SET PROBLEM:
List all lines of the data containing the word "seaborn".

##### DATASET ROWS

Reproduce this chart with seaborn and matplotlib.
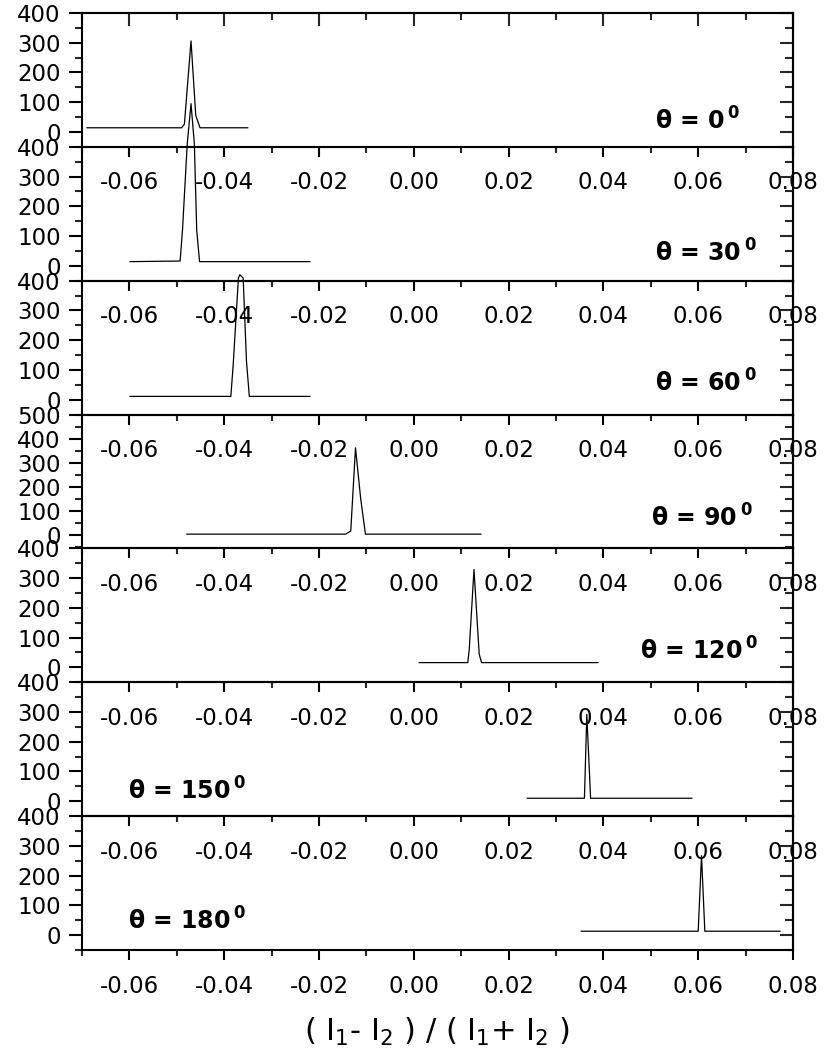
import numpy as np
import pandas as pd
import matplotlib
matplotlib.use("Agg")
import matplotlib.pyplot as plt
from matplotlib.ticker import MultipleLocator, FixedLocator
import seaborn as sns

# ---------------- data ----------------
theta_labels = ["0", "30", "60", "90", "120", "150", "180"]

x_0 = [-0.0690, -0.0490, -0.0484, -0.0470, -0.0460, -0.0451, -0.0350]
y_0 = [14, 14, 26, 306, 55, 14, 14]

x_30 = [-0.0599, -0.0493, -0.0488, -0.0478, -0.0470, -0.0463, -0.0458, -0.0452, -0.0219]
y_30 = [14, 16, 120, 410, 545, 410, 120, 14, 14]

x_60 = [-0.0599, -0.0386, -0.0381, -0.0370, -0.0367, -0.0360, -0.0353, -0.0347, -0.0219]
y_60 = [11, 11, 118, 409, 420, 409, 129, 11, 11]

x_90 = [-0.0479, -0.0144, -0.0133, -0.0123, -0.0112, -0.0102, 0.0142]
y_90 = [4, 4, 17, 362, 150, 4, 4]

x_120 = [0.0011, 0.0114, 0.0117, 0.0127, 0.0138, 0.0143, 0.0389]
y_120 = [16, 16, 61, 329, 44, 16, 16]

x_150 = [0.0239, 0.0360, 0.0365, 0.0373, 0.0587]
y_150 = [10, 10, 292, 10, 10]

x_180 = [0.0353, 0.0600, 0.0607, 0.0614, 0.0773]
y_180 = [13, 13, 267, 13, 13]

series_x = [x_0, x_30, x_60, x_90, x_120, x_150, x_180]
series_y = [y_0, y_30, y_60, y_90, y_120, y_150, y_180]

y_tops = [400, 400, 400, 500, 400, 400, 400]
y_bottoms = [-50, -50, -50, -55, -50, -50, -50]

x_major = [-0.06, -0.04, -0.02, 0.00, 0.02, 0.04, 0.06, 0.08]
x_tick_labels = ["-0.06", "-0.04", "-0.02", "0.00", "0.02", "0.04", "0.06", "0.08"]

# ---------------- style ----------------
sns.set_theme(style="ticks")
plt.rcParams["font.family"] = ["DejaVu Sans"]
plt.rcParams["mathtext.fontset"] = "dejavusans"
plt.rcParams["mathtext.default"] = "regular"
plt.rcParams["axes.unicode_minus"] = False

fig, axes = plt.subplots(7, 1, figsize=(8.25, 10.62), dpi=100)
fig.patch.set_facecolor("white")
fig.subplots_adjust(left=0.0994, right=0.9612, top=0.9878, bottom=0.1055, hspace=0)

label_x = [0.806, 0.806, 0.806, 0.800, 0.785, 0.065, 0.065]
label_y = [0.127, 0.142, 0.172, 0.164, 0.172, 0.127, 0.149]

for i, ax in enumerate(axes):
    ax.patch.set_visible(False)
    df = pd.DataFrame({"x": series_x[i], "y": series_y[i]})
    sns.lineplot(data=df, x="x", y="y", ax=ax, color="black", linewidth=0.9,
                 estimator=None, sort=False)
    for ln in ax.lines:
        ln.set_clip_on(False)
    ax.set_xlim(-0.07, 0.08)
    ax.set_ylim(y_bottoms[i], y_tops[i])
    ax.set_xlabel("")
    ax.set_ylabel("")
    ax.xaxis.set_major_locator(FixedLocator(x_major))
    ax.set_xticklabels(x_tick_labels)
    ax.xaxis.set_minor_locator(MultipleLocator(0.01))
    ax.yaxis.set_major_locator(MultipleLocator(100))
    ax.yaxis.set_minor_locator(MultipleLocator(50))
    for s in ax.spines.values():
        s.set_linewidth(1.5)
        s.set_color("black")
        s.set_visible(True)
    ax.tick_params(axis="x", which="major", direction="out", length=7.2, width=1.5,
                   pad=10.5, labelsize=16.5, bottom=True, top=False, colors="black")
    ax.tick_params(axis="x", which="minor", direction="out", length=4.3, width=1.5,
                   bottom=True, top=False)
    ax.tick_params(axis="y", which="major", direction="out", length=9.4, width=1.5,
                   pad=6, labelsize=16.5, left=True, right=False, colors="black")
    ax.tick_params(axis="y", which="minor", direction="out", length=5.0, width=1.5,
                   left=True, right=False)
    # inward right ticks
    sec_y = ax.secondary_yaxis("right")
    sec_y.yaxis.set_major_locator(MultipleLocator(100))
    sec_y.yaxis.set_minor_locator(MultipleLocator(50))
    sec_y.tick_params(axis="y", which="major", direction="in", length=9.4, width=1.5, labelright=False)
    sec_y.tick_params(axis="y", which="minor", direction="in", length=5.8, width=1.5)
    sec_y.spines["right"].set_linewidth(1.5)
    if i == 0:
        sec_x = ax.secondary_xaxis("top")
        sec_x.xaxis.set_major_locator(FixedLocator(x_major))
        sec_x.xaxis.set_minor_locator(MultipleLocator(0.01))
        sec_x.tick_params(axis="x", which="major", direction="in", length=9.4, width=1.5, labeltop=False)
        sec_x.tick_params(axis="x", which="minor", direction="in", length=5.0, width=1.5)
        sec_x.spines["top"].set_linewidth(1.5)
    ax.text(label_x[i], label_y[i], "\u03b8 = " + theta_labels[i] + r"$\,^{\mathbf{0}}$",
            transform=ax.transAxes, fontsize=17, fontweight="bold",
            ha="left", va="baseline", color="black")

axes[-1].set_xlabel(r"( I$_1$- I$_2$ ) / ( I$_1$+ I$_2$ )", fontsize=22, labelpad=13, color="black")

fig.savefig("out.png", dpi=100, facecolor="white")
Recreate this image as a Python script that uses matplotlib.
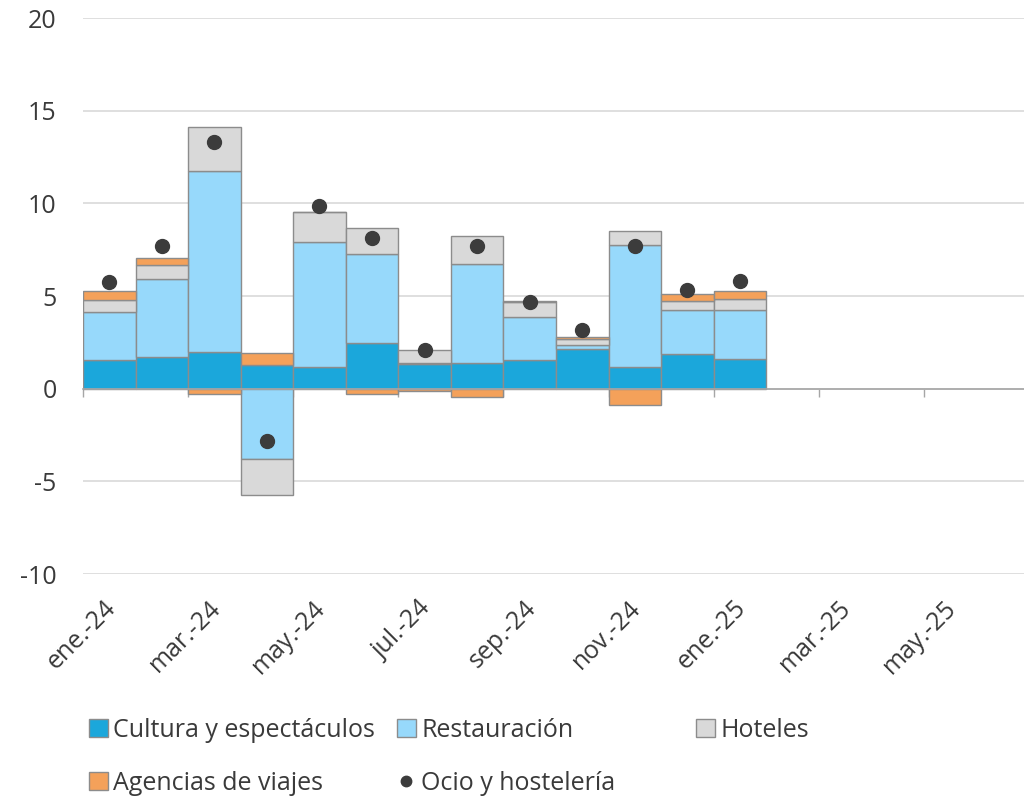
import matplotlib
matplotlib.use("Agg")
import matplotlib.pyplot as plt
import numpy as np
from matplotlib.patches import Patch
from matplotlib.lines import Line2D

plt.rcParams['font.family'] = ['Open Sans', 'DejaVu Sans']

# months on the axis (18 slots), data only for the first 13
months = ["ene.-24", "feb.-24", "mar.-24", "abr.-24", "may.-24", "jun.-24",
          "jul.-24", "ago.-24", "sep.-24", "oct.-24", "nov.-24", "dic.-24",
          "ene.-25", "feb.-25", "mar.-25", "abr.-25", "may.-25", "jun.-25"]

cultura = [1.56, 1.71, 1.98, 1.28, 1.17, 2.45, 1.33, 1.40, 1.55, 2.14, 1.17, 1.85, 1.62]
restauracion = [2.60, 4.19, 9.74, -3.80, 6.72, 4.79, 0.05, 5.35, 2.31, 0.22, 6.56, 2.37, 2.60]
hoteles = [0.65, 0.75, 2.40, -1.96, 1.63, 1.42, 0.68, 1.47, 0.81, 0.32, 0.79, 0.50, 0.61]
agencias = [0.48, 0.38, -0.29, 0.63, 0.00, -0.28, -0.14, -0.43, 0.08, 0.12, -0.88, 0.41, 0.43]
ocio = [5.78, 7.69, 13.30, -2.82, 9.85, 8.14, 2.10, 7.70, 4.67, 3.17, 7.70, 5.32, 5.80]

names = ["Cultura y espectáculos", "Restauración", "Hoteles", "Agencias de viajes"]
colors = ["#1BA7DB", "#97D9FB", "#D9D9D9", "#F4A15A"]
dot_color = "#3C3C3C"
edge = "#8C8C8C"
txt = "#3A3A3A"
fs = 18

fig = plt.figure(figsize=(10.24, 7.97), dpi=100)
ax = fig.add_axes([83/1024, 1 - 574/797, (1024 - 83)/1024, (574 - 18)/797])

n = len(cultura)
x = np.arange(n) + 0.5
pos_base = np.zeros(n)
neg_base = np.zeros(n)
for vals, c in zip([cultura, restauracion, hoteles, agencias], colors):
    v = np.array(vals)
    base = np.where(v >= 0, pos_base, neg_base)
    ax.bar(x, v, width=1.0, bottom=base, color=c, edgecolor=edge, linewidth=1.0, zorder=3)
    pos_base += np.where(v >= 0, v, 0)
    neg_base += np.where(v < 0, v, 0)

ax.plot(x, ocio, 'o', color=dot_color, markersize=10, zorder=5)

ax.set_ylim(-10, 20)
ax.set_xlim(0, 941/52.55)
ax.set_yticks(np.arange(-10, 21, 5))
ax.set_yticklabels([str(v) for v in range(-10, 21, 5)])
ax.grid(axis='y', color='#D9D9D9', linewidth=1.2, zorder=0)
ax.set_axisbelow(True)

for s in ['top', 'right', 'left']:
    ax.spines[s].set_visible(False)
ax.spines['bottom'].set_position(('data', 0))
ax.spines['bottom'].set_color('#A6A6A6')
ax.spines['bottom'].set_linewidth(1.2)
ax.spines['bottom'].set_zorder(4)

ax.set_xticks(np.arange(0, len(months), 2))
ax.tick_params(axis='x', direction='out', length=5.5, width=1, color='#A6A6A6', labelbottom=False)
ax.tick_params(axis='y', length=0, pad=19, labelsize=fs, labelcolor=txt)

# rotated month labels under the plot area
for i in range(0, len(months), 2):
    ax.text(i + 0.55, -0.055, months[i], transform=ax.get_xaxis_transform(),
            rotation=45, rotation_mode='anchor', ha='right', va='center',
            fontsize=fs, color=txt)

# legend: three columns placed like the original
h = [Patch(facecolor=c, edgecolor=edge, linewidth=1.0) for c in colors]
dot = Line2D([], [], marker='o', linestyle='none', color=dot_color, markersize=7.5)
cols = [([h[0], h[3]], [names[0], names[3]], 89),
        ([h[1], dot], [names[1], "Ocio y hostelería"], 397),
        ([h[2]], [names[2]], 696)]
for hs, ls, px in cols:
    fig.legend(hs, ls, loc='upper left', bbox_to_anchor=(px/1024, 1 - 718/797),
               frameon=False, fontsize=fs, handlelength=0.75, handleheight=0.75,
               handletextpad=0.22, labelspacing=1.1, borderpad=0, borderaxespad=0,
               labelcolor=txt)

fig.savefig("out.png", dpi=100)
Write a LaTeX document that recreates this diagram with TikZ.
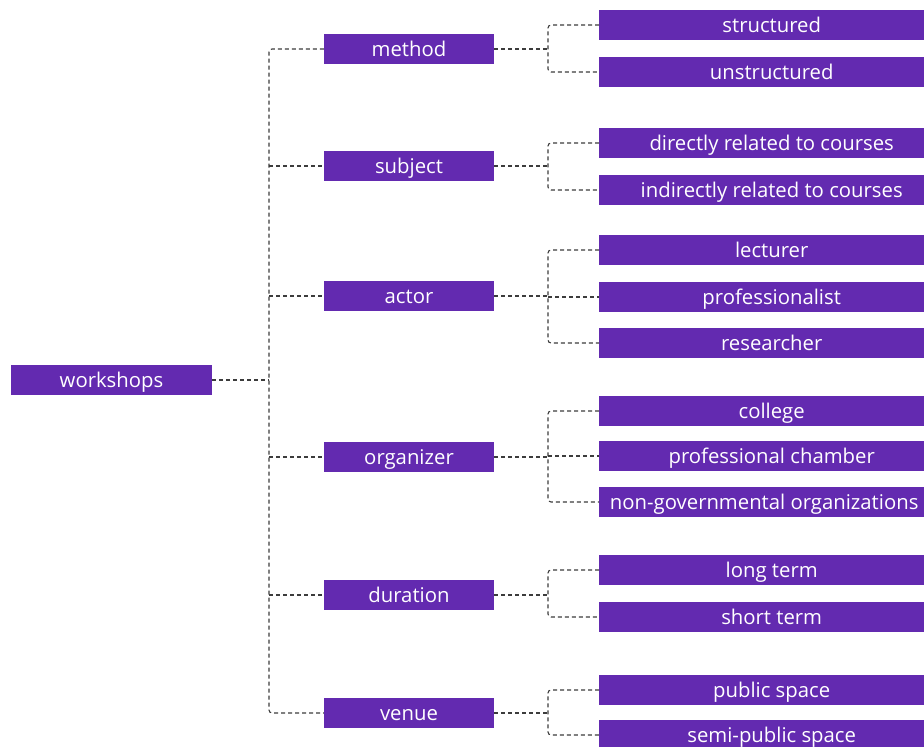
\documentclass[tikz,border=0pt]{standalone}
\usepackage{fontspec}
\setmainfont{Open Sans}
\usetikzlibrary{calc}
\definecolor{boxpurple}{RGB}{99,42,176}
\definecolor{linkgray}{RGB}{60,60,60}

\begin{document}
\begin{tikzpicture}[x=1pt,y=-1pt,
  box/.style={fill=boxpurple,text=white,minimum height=30pt,inner sep=0pt,
    text height=18pt,text depth=4pt,font=\fontsize{20.3}{22}\selectfont},
  midbox/.style={box,minimum width=170pt},
  leafbox/.style={box,minimum width=345pt,anchor=west},
  link/.style={draw=linkgray,dash pattern=on 4pt off 3pt,line width=1.1pt,rounded corners=3pt}]
\clip (0,0) rectangle (924,747);

% root
\node[box,minimum width=201pt] (workshops) at (111.5,380) {workshops};

% second level
\foreach \name/\y in {method/49,subject/166,actor/296,organizer/457,duration/595,venue/713}
  \node[midbox] (\name) at (409,\y) {\name};

% leaves
\foreach \name/\y/\txt in {structured/25/structured, unstructured/72/unstructured,
    directly/143/directly related to courses, indirectly/190/indirectly related to courses,
    lecturer/250/lecturer, professionalist/297/professionalist, researcher/343/researcher,
    college/411/college, chamber/456/professional chamber,
    longterm/570/long term, shortterm/617/short term,
    public/690/public space, semipublic/735/semi-public space}
  \node[leafbox] (\name) at (599,\y) {\txt};
\node[leafbox,minimum width=330pt] (ngo) at (599,502) {non-governmental organizations};

% trunk from the root
\coordinate (trunk) at (269,380);
\coordinate (buscol) at (548,0);
\draw[link] (workshops.east) -- (trunk);
\draw[link] (method.west) -| (trunk) |- (venue.west);
\foreach \name in {subject,actor,organizer,duration}
  \draw[link] (trunk |- \name.west) -- (\name.west);

% buses to the leaves
\foreach \p/\first/\last in {method/structured/unstructured, subject/directly/indirectly,
    actor/lecturer/researcher, organizer/college/ngo,
    duration/longterm/shortterm, venue/public/semipublic}{
  \draw[link] (\p.east) -- (\p.east -| buscol);
  \draw[link] (\first.west) -| (\p.east -| buscol) |- (\last.west);
}
\foreach \mid in {professionalist,chamber}
  \draw[link] (buscol |- \mid.west) -- (\mid.west);
\end{tikzpicture}
\end{document}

##########

FINISHED TASK:
Reproduce this chart with seaborn and matplotlib.
import seaborn as sns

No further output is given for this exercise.